* begin GIVEN DATA *

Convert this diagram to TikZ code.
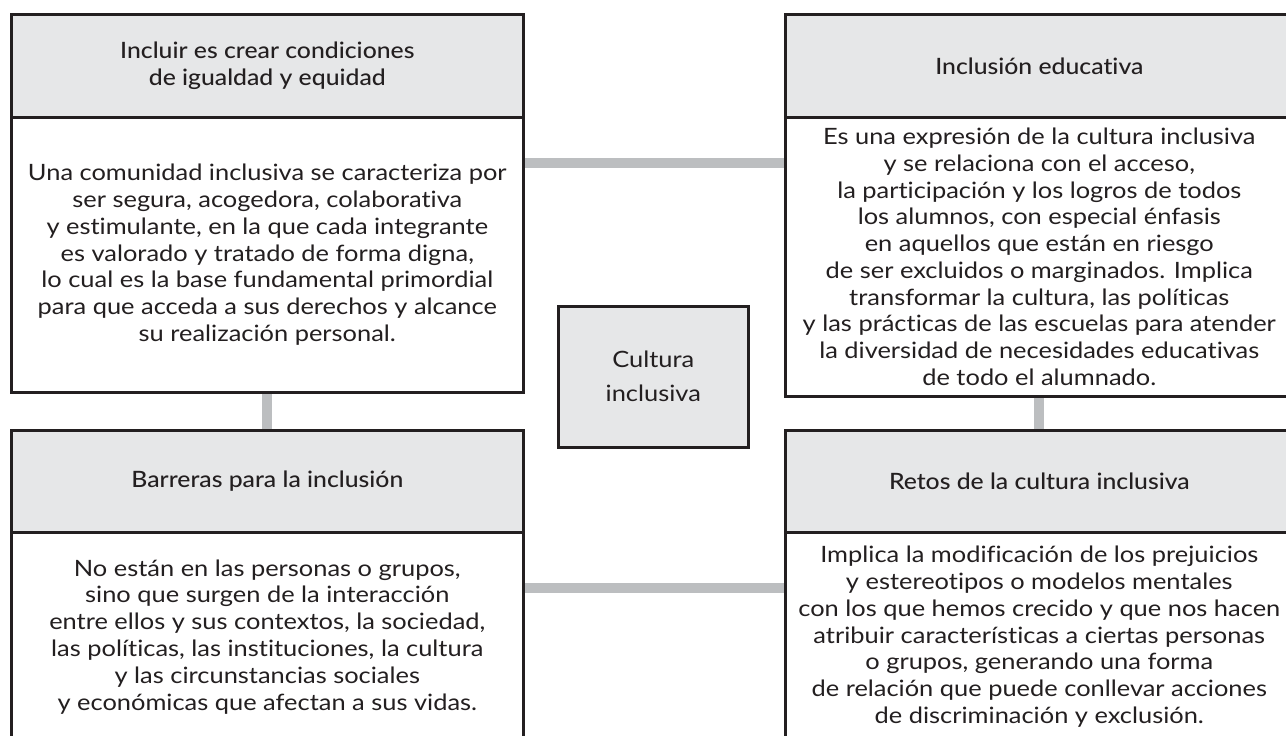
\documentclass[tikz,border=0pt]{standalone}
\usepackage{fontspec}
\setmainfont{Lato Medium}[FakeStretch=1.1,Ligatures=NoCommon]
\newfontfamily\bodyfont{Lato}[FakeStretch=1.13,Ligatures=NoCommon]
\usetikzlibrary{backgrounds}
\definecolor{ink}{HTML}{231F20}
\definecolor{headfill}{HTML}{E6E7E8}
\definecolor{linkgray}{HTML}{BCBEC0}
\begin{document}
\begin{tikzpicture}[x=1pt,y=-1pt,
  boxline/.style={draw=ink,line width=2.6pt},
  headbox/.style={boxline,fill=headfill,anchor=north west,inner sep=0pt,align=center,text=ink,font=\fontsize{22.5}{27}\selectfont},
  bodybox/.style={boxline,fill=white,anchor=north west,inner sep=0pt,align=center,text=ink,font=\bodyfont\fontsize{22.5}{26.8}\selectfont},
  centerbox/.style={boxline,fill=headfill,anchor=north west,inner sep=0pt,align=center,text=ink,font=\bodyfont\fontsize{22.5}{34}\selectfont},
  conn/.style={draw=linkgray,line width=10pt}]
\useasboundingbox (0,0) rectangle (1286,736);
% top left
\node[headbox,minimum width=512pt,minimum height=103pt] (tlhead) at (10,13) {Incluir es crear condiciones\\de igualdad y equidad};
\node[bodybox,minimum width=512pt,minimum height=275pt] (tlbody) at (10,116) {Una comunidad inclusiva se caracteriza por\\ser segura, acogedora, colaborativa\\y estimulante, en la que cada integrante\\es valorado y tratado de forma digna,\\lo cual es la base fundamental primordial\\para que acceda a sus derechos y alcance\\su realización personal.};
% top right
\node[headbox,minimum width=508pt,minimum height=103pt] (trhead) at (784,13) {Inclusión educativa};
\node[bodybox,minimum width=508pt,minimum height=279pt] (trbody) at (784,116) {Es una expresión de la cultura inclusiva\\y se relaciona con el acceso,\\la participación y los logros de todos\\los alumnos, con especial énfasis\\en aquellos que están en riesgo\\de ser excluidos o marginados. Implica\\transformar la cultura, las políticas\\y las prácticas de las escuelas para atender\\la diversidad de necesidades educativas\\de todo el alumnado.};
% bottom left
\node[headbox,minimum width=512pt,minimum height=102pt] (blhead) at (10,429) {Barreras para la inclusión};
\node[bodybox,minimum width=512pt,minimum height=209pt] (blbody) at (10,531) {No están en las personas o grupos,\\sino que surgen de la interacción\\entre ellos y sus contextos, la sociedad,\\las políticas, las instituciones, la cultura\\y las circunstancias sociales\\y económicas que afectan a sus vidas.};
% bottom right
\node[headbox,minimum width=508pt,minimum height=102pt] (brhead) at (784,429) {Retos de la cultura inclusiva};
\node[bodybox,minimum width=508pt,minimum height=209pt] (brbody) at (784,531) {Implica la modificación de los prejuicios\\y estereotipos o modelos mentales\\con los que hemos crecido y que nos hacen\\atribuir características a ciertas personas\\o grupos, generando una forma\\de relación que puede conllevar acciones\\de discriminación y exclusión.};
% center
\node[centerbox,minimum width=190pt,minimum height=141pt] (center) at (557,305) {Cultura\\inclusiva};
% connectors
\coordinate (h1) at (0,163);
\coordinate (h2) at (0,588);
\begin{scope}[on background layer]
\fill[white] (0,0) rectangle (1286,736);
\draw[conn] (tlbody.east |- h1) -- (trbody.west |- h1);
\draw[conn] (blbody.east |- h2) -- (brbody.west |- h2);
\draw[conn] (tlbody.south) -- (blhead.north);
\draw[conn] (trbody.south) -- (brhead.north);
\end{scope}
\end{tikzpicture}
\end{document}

* end GIVEN DATA *

WHAT IS EXPECTED
Write out the listing above again, exactly, but with no pictures in the copy.

EXERCISE SOLUTION
Convert this diagram to TikZ code.
\documentclass[tikz,border=0pt]{standalone}
\usepackage{fontspec}
\setmainfont{Lato Medium}[FakeStretch=1.1,Ligatures=NoCommon]
\newfontfamily\bodyfont{Lato}[FakeStretch=1.13,Ligatures=NoCommon]
\usetikzlibrary{backgrounds}
\definecolor{ink}{HTML}{231F20}
\definecolor{headfill}{HTML}{E6E7E8}
\definecolor{linkgray}{HTML}{BCBEC0}
\begin{document}
\begin{tikzpicture}[x=1pt,y=-1pt,
  boxline/.style={draw=ink,line width=2.6pt},
  headbox/.style={boxline,fill=headfill,anchor=north west,inner sep=0pt,align=center,text=ink,font=\fontsize{22.5}{27}\selectfont},
  bodybox/.style={boxline,fill=white,anchor=north west,inner sep=0pt,align=center,text=ink,font=\bodyfont\fontsize{22.5}{26.8}\selectfont},
  centerbox/.style={boxline,fill=headfill,anchor=north west,inner sep=0pt,align=center,text=ink,font=\bodyfont\fontsize{22.5}{34}\selectfont},
  conn/.style={draw=linkgray,line width=10pt}]
\useasboundingbox (0,0) rectangle (1286,736);
% top left
\node[headbox,minimum width=512pt,minimum height=103pt] (tlhead) at (10,13) {Incluir es crear condiciones\\de igualdad y equidad};
\node[bodybox,minimum width=512pt,minimum height=275pt] (tlbody) at (10,116) {Una comunidad inclusiva se caracteriza por\\ser segura, acogedora, colaborativa\\y estimulante, en la que cada integrante\\es valorado y tratado de forma digna,\\lo cual es la base fundamental primordial\\para que acceda a sus derechos y alcance\\su realización personal.};
% top right
\node[headbox,minimum width=508pt,minimum height=103pt] (trhead) at (784,13) {Inclusión educativa};
\node[bodybox,minimum width=508pt,minimum height=279pt] (trbody) at (784,116) {Es una expresión de la cultura inclusiva\\y se relaciona con el acceso,\\la participación y los logros de todos\\los alumnos, con especial énfasis\\en aquellos que están en riesgo\\de ser excluidos o marginados. Implica\\transformar la cultura, las políticas\\y las prácticas de las escuelas para atender\\la diversidad de necesidades educativas\\de todo el alumnado.};
% bottom left
\node[headbox,minimum width=512pt,minimum height=102pt] (blhead) at (10,429) {Barreras para la inclusión};
\node[bodybox,minimum width=512pt,minimum height=209pt] (blbody) at (10,531) {No están en las personas o grupos,\\sino que surgen de la interacción\\entre ellos y sus contextos, la sociedad,\\las políticas, las instituciones, la cultura\\y las circunstancias sociales\\y económicas que afectan a sus vidas.};
% bottom right
\node[headbox,minimum width=508pt,minimum height=102pt] (brhead) at (784,429) {Retos de la cultura inclusiva};
\node[bodybox,minimum width=508pt,minimum height=209pt] (brbody) at (784,531) {Implica la modificación de los prejuicios\\y estereotipos o modelos mentales\\con los que hemos crecido y que nos hacen\\atribuir características a ciertas personas\\o grupos, generando una forma\\de relación que puede conllevar acciones\\de discriminación y exclusión.};
% center
\node[centerbox,minimum width=190pt,minimum height=141pt] (center) at (557,305) {Cultura\\inclusiva};
% connectors
\coordinate (h1) at (0,163);
\coordinate (h2) at (0,588);
\begin{scope}[on background layer]
\fill[white] (0,0) rectangle (1286,736);
\draw[conn] (tlbody.east |- h1) -- (trbody.west |- h1);
\draw[conn] (blbody.east |- h2) -- (brbody.west |- h2);
\draw[conn] (tlbody.south) -- (blhead.north);
\draw[conn] (trbody.south) -- (brhead.north);
\end{scope}
\end{tikzpicture}
\end{document}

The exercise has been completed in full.